Copy the data that follows exactly. Include no pictures.

Data block:
## START

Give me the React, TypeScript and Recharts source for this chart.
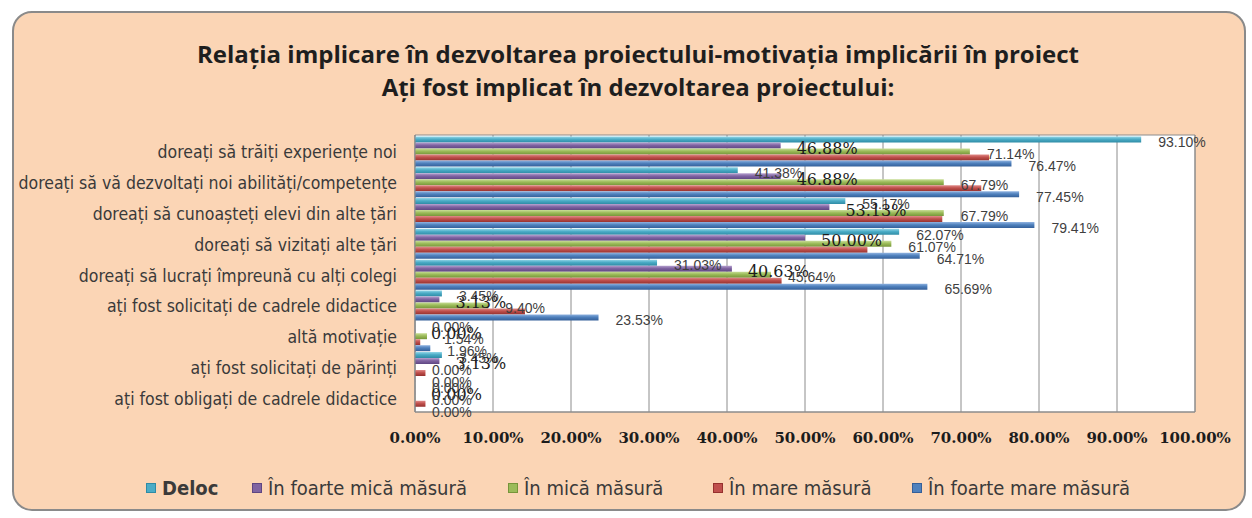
import React from "react";
import {
  BarChart,
  Bar,
  XAxis,
  YAxis,
  CartesianGrid,
  LabelList,
  ReferenceArea,
} from "recharts";

const categories = [
  "doreați să trăiți experiențe noi",
  "doreați să vă dezvoltați noi abilități/competențe",
  "doreați să cunoașteți elevi din alte țări",
  "doreați să vizitați alte țări",
  "doreați să lucrați împreună cu alți colegi",
  "ați fost solicitați de cadrele didactice",
  "altă motivație",
  "ați fost solicitați de părinți",
  "ați fost obligați de cadrele didactice",
];

const deloc = [93.1, 41.38, 55.17, 62.07, 31.03, 3.45, 0, 3.45, 0];
const foarteMica = [46.88, 46.88, 53.13, 50.0, 40.63, 3.13, 0, 3.13, 0];
const mica = [71.14, 67.79, 67.79, 61.07, 45.64, 9.4, 1.54, 0, 0];
const mare = [73.6, 72.6, 67.6, 58.0, 47.0, 14.1, 0.67, 1.34, 1.34];
const foarteMare = [76.47, 77.45, 79.41, 64.71, 65.69, 23.53, 1.96, 0, 0];

const xTicks = [0, 10, 20, 30, 40, 50, 60, 70, 80, 90, 100];

const titleLines = [
  "Relația implicare în dezvoltarea proiectului-motivația implicării în proiect",
  "Ați fost implicat în dezvoltarea proiectului:",
];

const seriesNames = [
  "Deloc",
  "În foarte mică măsură",
  "În mică măsură",
  "În mare măsură",
  "În foarte mare măsură",
];
const seriesKeys = ["deloc", "foarteMica", "mica", "mare", "foarteMare"];
const seriesColors = ["#4BACC6", "#8064A2", "#9BBB59", "#C0504D", "#4F81BD"];
const seriesLight = ["#93D6E8", "#B7A2D0", "#C8DD97", "#E08A88", "#8FB2E0"];
const seriesDark = ["#2E8BA5", "#5E4682", "#76953A", "#96312E", "#345F99"];
const legendLefts = [146, 252, 508, 713, 912];

const data = categories.map((c, i) => ({
  name: c,
  deloc: deloc[i],
  foarteMica: foarteMica[i],
  mica: mica[i],
  mare: mare[i],
  foarteMare: foarteMare[i],
}));

const fmt = (v: number) => v.toFixed(2) + "%";

const makeLabel =
  (big: boolean) =>
  (props: any) => {
    const { x, y, width, height, value } = props;
    if (value === undefined || value === null) return null;
    return (
      <text
        x={Number(x) + Number(width) + (big ? 16 : 17)}
        y={Number(y) + Number(height) / 2 + 4}
        dominantBaseline="middle"
        fontFamily={big ? "'DejaVu Serif', serif" : "'Liberation Sans', Arial, sans-serif"}
        fontSize={big ? 16 : 14}
        fill={big ? "#1c1c1c" : "#3f3f3f"}
      >
        {fmt(Number(value))}
      </text>
    );
  };

const YTick = (props: any) => {
  const { x, y, payload } = props;
  return (
    <text
      x={x}
      y={y + 3}
      textAnchor="end"
      dominantBaseline="middle"
      fontFamily="'Liberation Sans Narrow', 'DejaVu Sans Condensed', 'Arial Narrow', sans-serif"
      fontSize={17.5}
      fill="#3a3a3a"
    >
      {payload.value}
    </text>
  );
};

export default function App() {
  return (
    <div
      style={{
        position: "absolute",
        left: 0,
        top: 0,
        width: 1252,
        height: 518,
        background: "#ffffff",
        overflow: "hidden",
      }}
    >
      <div
        style={{
          position: "absolute",
          left: 12,
          top: 11,
          width: 1230,
          height: 496,
          border: "2px solid #8a8a8a",
          borderRadius: 20,
          background: "#FBD5B5",
        }}
      />
      <div
        style={{
          position: "absolute",
          left: 0,
          top: 37,
          width: 1252,
          textAlign: "center",
          fontFamily: "'Open Sans', 'Noto Sans', sans-serif",
          fontWeight: 700,
          fontSize: 24,
          lineHeight: "33px",
          color: "#1e1e1e",
          transform: "translateX(12px)",
        }}
      >
        {titleLines.map((t) => (
          <div key={t}>{t}</div>
        ))}
      </div>
      <div style={{ position: "absolute", left: 0, top: 0 }}>
        <BarChart
          width={1252}
          height={518}
          data={data}
          layout="vertical"
          margin={{ top: 135, right: 57, bottom: 66, left: 0 }}
          barCategoryGap="5%"
          barGap={0}
        >
          <defs>
            {seriesKeys.map((k, i) => (
              <linearGradient key={k} id={"g-" + k} x1="0" y1="0" x2="0" y2="1">
                <stop offset="0%" stopColor={seriesLight[i]} />
                <stop offset="45%" stopColor={seriesColors[i]} />
                <stop offset="100%" stopColor={seriesDark[i]} />
              </linearGradient>
            ))}
          </defs>
          <CartesianGrid
            horizontal={false}
            vertical={true}
            stroke="#8c8c8c"
            fill="#ffffff"
          />
          <ReferenceArea x1={0} x2={100} fill="none" stroke="#8c8c8c" strokeWidth={1} />
          <XAxis
            type="number"
            domain={[0, 100]}
            ticks={xTicks}
            tickFormatter={fmt}
            tickLine={false}
            tickSize={0}
            tickMargin={20}
            height={40}
            axisLine={{ stroke: "#8c8c8c" }}
            tick={{
              fontFamily: "'DejaVu Serif', serif",
              fontWeight: 700,
              fontSize: 15,
              fill: "#1c1c1c",
            }}
            interval={0}
          />
          <YAxis
            type="category"
            dataKey="name"
            width={415}
            tickLine={false}
            tickSize={0}
            tickMargin={18}
            axisLine={{ stroke: "#8c8c8c" }}
            tick={<YTick />}
            interval={0}
          />
          {seriesKeys.map((k, i) => (
            <Bar
              key={k}
              dataKey={k}
              name={seriesNames[i]}
              fill={"url(#g-" + k + ")"}
              minPointSize={0.1}
              isAnimationActive={false}
            >
              {k !== "mare" && (
                <LabelList dataKey={k} content={makeLabel(k === "foarteMica")} />
              )}
            </Bar>
          ))}
        </BarChart>
      </div>
      <div
        style={{
          position: "absolute",
          left: 0,
          top: 476,
          width: 1252,
          height: 26,
          fontFamily: "'Liberation Sans Narrow', 'DejaVu Sans Condensed', 'Arial Narrow', sans-serif",
          fontSize: 20,
          color: "#3a3a3a",
        }}
      >
        {seriesNames.map((n, i) => (
          <div
            key={n}
            style={{
              position: "absolute",
              left: legendLefts[i],
              top: 0,
              display: "flex",
              alignItems: "center",
              whiteSpace: "nowrap",
              fontWeight: i === 0 ? 700 : 400,
            }}
          >
            <span
              style={{
                display: "inline-block",
                width: 8,
                height: 8,
                marginRight: 6,
                background: seriesColors[i],
                border: "1px solid " + seriesDark[i],
              }}
            />
            <span>{n}</span>
          </div>
        ))}
      </div>
    </div>
  );
}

## END

Exercise output:
Give me the React, TypeScript and Recharts source for this chart.
import React from "react";
import {
  BarChart,
  Bar,
  XAxis,
  YAxis,
  CartesianGrid,
  LabelList,
  ReferenceArea,
} from "recharts";

const categories = [
  "doreați să trăiți experiențe noi",
  "doreați să vă dezvoltați noi abilități/competențe",
  "doreați să cunoașteți elevi din alte țări",
  "doreați să vizitați alte țări",
  "doreați să lucrați împreună cu alți colegi",
  "ați fost solicitați de cadrele didactice",
  "altă motivație",
  "ați fost solicitați de părinți",
  "ați fost obligați de cadrele didactice",
];

const deloc = [93.1, 41.38, 55.17, 62.07, 31.03, 3.45, 0, 3.45, 0];
const foarteMica = [46.88, 46.88, 53.13, 50.0, 40.63, 3.13, 0, 3.13, 0];
const mica = [71.14, 67.79, 67.79, 61.07, 45.64, 9.4, 1.54, 0, 0];
const mare = [73.6, 72.6, 67.6, 58.0, 47.0, 14.1, 0.67, 1.34, 1.34];
const foarteMare = [76.47, 77.45, 79.41, 64.71, 65.69, 23.53, 1.96, 0, 0];

const xTicks = [0, 10, 20, 30, 40, 50, 60, 70, 80, 90, 100];

const titleLines = [
  "Relația implicare în dezvoltarea proiectului-motivația implicării în proiect",
  "Ați fost implicat în dezvoltarea proiectului:",
];

const seriesNames = [
  "Deloc",
  "În foarte mică măsură",
  "În mică măsură",
  "În mare măsură",
  "În foarte mare măsură",
];
const seriesKeys = ["deloc", "foarteMica", "mica", "mare", "foarteMare"];
const seriesColors = ["#4BACC6", "#8064A2", "#9BBB59", "#C0504D", "#4F81BD"];
const seriesLight = ["#93D6E8", "#B7A2D0", "#C8DD97", "#E08A88", "#8FB2E0"];
const seriesDark = ["#2E8BA5", "#5E4682", "#76953A", "#96312E", "#345F99"];
const legendLefts = [146, 252, 508, 713, 912];

const data = categories.map((c, i) => ({
  name: c,
  deloc: deloc[i],
  foarteMica: foarteMica[i],
  mica: mica[i],
  mare: mare[i],
  foarteMare: foarteMare[i],
}));

const fmt = (v: number) => v.toFixed(2) + "%";

const makeLabel =
  (big: boolean) =>
  (props: any) => {
    const { x, y, width, height, value } = props;
    if (value === undefined || value === null) return null;
    return (
      <text
        x={Number(x) + Number(width) + (big ? 16 : 17)}
        y={Number(y) + Number(height) / 2 + 4}
        dominantBaseline="middle"
        fontFamily={big ? "'DejaVu Serif', serif" : "'Liberation Sans', Arial, sans-serif"}
        fontSize={big ? 16 : 14}
        fill={big ? "#1c1c1c" : "#3f3f3f"}
      >
        {fmt(Number(value))}
      </text>
    );
  };

const YTick = (props: any) => {
  const { x, y, payload } = props;
  return (
    <text
      x={x}
      y={y + 3}
      textAnchor="end"
      dominantBaseline="middle"
      fontFamily="'Liberation Sans Narrow', 'DejaVu Sans Condensed', 'Arial Narrow', sans-serif"
      fontSize={17.5}
      fill="#3a3a3a"
    >
      {payload.value}
    </text>
  );
};

export default function App() {
  return (
    <div
      style={{
        position: "absolute",
        left: 0,
        top: 0,
        width: 1252,
        height: 518,
        background: "#ffffff",
        overflow: "hidden",
      }}
    >
      <div
        style={{
          position: "absolute",
          left: 12,
          top: 11,
          width: 1230,
          height: 496,
          border: "2px solid #8a8a8a",
          borderRadius: 20,
          background: "#FBD5B5",
        }}
      />
      <div
        style={{
          position: "absolute",
          left: 0,
          top: 37,
          width: 1252,
          textAlign: "center",
          fontFamily: "'Open Sans', 'Noto Sans', sans-serif",
          fontWeight: 700,
          fontSize: 24,
          lineHeight: "33px",
          color: "#1e1e1e",
          transform: "translateX(12px)",
        }}
      >
        {titleLines.map((t) => (
          <div key={t}>{t}</div>
        ))}
      </div>
      <div style={{ position: "absolute", left: 0, top: 0 }}>
        <BarChart
          width={1252}
          height={518}
          data={data}
          layout="vertical"
          margin={{ top: 135, right: 57, bottom: 66, left: 0 }}
          barCategoryGap="5%"
          barGap={0}
        >
          <defs>
            {seriesKeys.map((k, i) => (
              <linearGradient key={k} id={"g-" + k} x1="0" y1="0" x2="0" y2="1">
                <stop offset="0%" stopColor={seriesLight[i]} />
                <stop offset="45%" stopColor={seriesColors[i]} />
                <stop offset="100%" stopColor={seriesDark[i]} />
              </linearGradient>
            ))}
          </defs>
          <CartesianGrid
            horizontal={false}
            vertical={true}
            stroke="#8c8c8c"
            fill="#ffffff"
          />
          <ReferenceArea x1={0} x2={100} fill="none" stroke="#8c8c8c" strokeWidth={1} />
          <XAxis
            type="number"
            domain={[0, 100]}
            ticks={xTicks}
            tickFormatter={fmt}
            tickLine={false}
            tickSize={0}
            tickMargin={20}
            height={40}
            axisLine={{ stroke: "#8c8c8c" }}
            tick={{
              fontFamily: "'DejaVu Serif', serif",
              fontWeight: 700,
              fontSize: 15,
              fill: "#1c1c1c",
            }}
            interval={0}
          />
          <YAxis
            type="category"
            dataKey="name"
            width={415}
            tickLine={false}
            tickSize={0}
            tickMargin={18}
            axisLine={{ stroke: "#8c8c8c" }}
            tick={<YTick />}
            interval={0}
          />
          {seriesKeys.map((k, i) => (
            <Bar
              key={k}
              dataKey={k}
              name={seriesNames[i]}
              fill={"url(#g-" + k + ")"}
              minPointSize={0.1}
              isAnimationActive={false}
            >
              {k !== "mare" && (
                <LabelList dataKey={k} content={makeLabel(k === "foarteMica")} />
              )}
            </Bar>
          ))}
        </BarChart>
      </div>
      <div
        style={{
          position: "absolute",
          left: 0,
          top: 476,
          width: 1252,
          height: 26,
          fontFamily: "'Liberation Sans Narrow', 'DejaVu Sans Condensed', 'Arial Narrow', sans-serif",
          fontSize: 20,
          color: "#3a3a3a",
        }}
      >
        {seriesNames.map((n, i) => (
          <div
            key={n}
            style={{
              position: "absolute",
              left: legendLefts[i],
              top: 0,
              display: "flex",
              alignItems: "center",
              whiteSpace: "nowrap",
              fontWeight: i === 0 ? 700 : 400,
            }}
          >
            <span
              style={{
                display: "inline-block",
                width: 8,
                height: 8,
                marginRight: 6,
                background: seriesColors[i],
                border: "1px solid " + seriesDark[i],
              }}
            />
            <span>{n}</span>
          </div>
        ))}
      </div>
    </div>
  );
}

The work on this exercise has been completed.